Health

Cap-and-trade carbon plans slash health costs: MIT study

Massive savings to health-care spending can be had with if governments implement a cap-and-trade carbon reduction program, says a new study.

Reducing pollution could save millions of lives

Carbon emissions can trigger asthma attacks, cause heart and lung disease and can lead to premature death. (Remy de la Mauviniere/Associated Press)

Massive savings to health-care spending can be had if governments implement a cap-and-trade carbon reduction program, say researchers at the Massachusetts Institute of Technology (MIT).

In their study, the MIT researchers examined three types of carbon reduction policies in the U.S. and their effect on health-care spending and published their findings in the journal Nature Climate Change.
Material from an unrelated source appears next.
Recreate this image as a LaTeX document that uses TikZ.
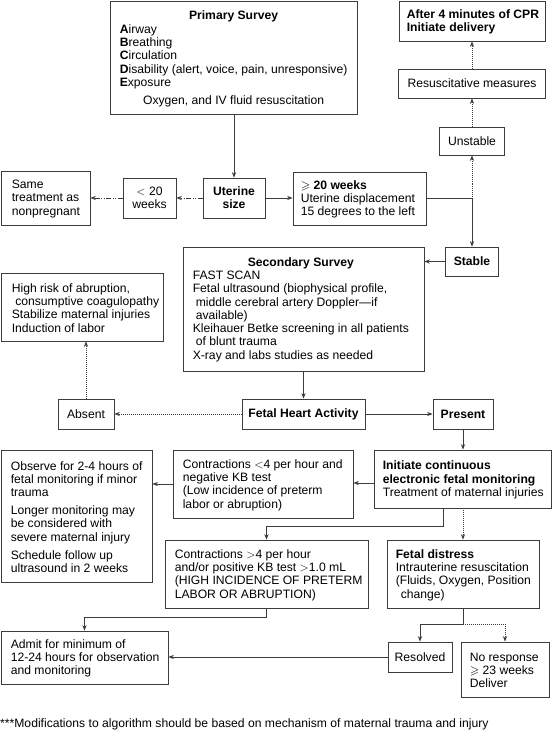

While previous studies have found that death rates from emphysema, asthma and pneumonia fell dramatically as air quality improved, they did not examine the economics of emission reduction policies.

"The carbon policies are just the first step,” said co-author Noelle Selin in the study. Selin is an assistant professor of engineering systems and atmospheric chemistry at MIT.

“To manage climate change, we’ll have to make carbon cuts that go beyond the initial reductions that lead to the largest air-pollution benefits.”

Selin and her team analyzed the health benefits to the economic cost of three climate policies:

  • A clean-energy standard.
  • A transportation policy.
  • A cap and trade policy

Clean-energy policies require power plants to lower their emissions whereas a transportation policy is aimed at vehicles.

In a cap-and-trade system, the government puts a cap on the total amount of pollution industry is allowed to emit. Each company would receive permits for how much pollution it could produce. If a company produces less than its limit, it could sell — or trade — permits to other companies that have gone over their limit.

Researchers used comprehensive models of both the economy and the atmosphere in 231 U.S. counties in 2011 to come up with their results.

They pinpointed the health effects of ground-level ozone and fine particulate matter, both of which trigger asthma attacks, cause heart and lung disease and can lead to premature death.

They discovered that the greatest health savings came from the cap-and-trade program, with savings coming in at 10.5 times the $14.5-billion cost of such a program.

Meanwhile, a clean energy policy came in second, garnering $247 billion in health savings compared to the program’s $208-million cost.

A transportation standard requiring fuel-economy standards only nabbed a quarter of its $1 trillion cost.

The study was supported by funding from the Environmental Protection Agency’s Science to Achieve Results program.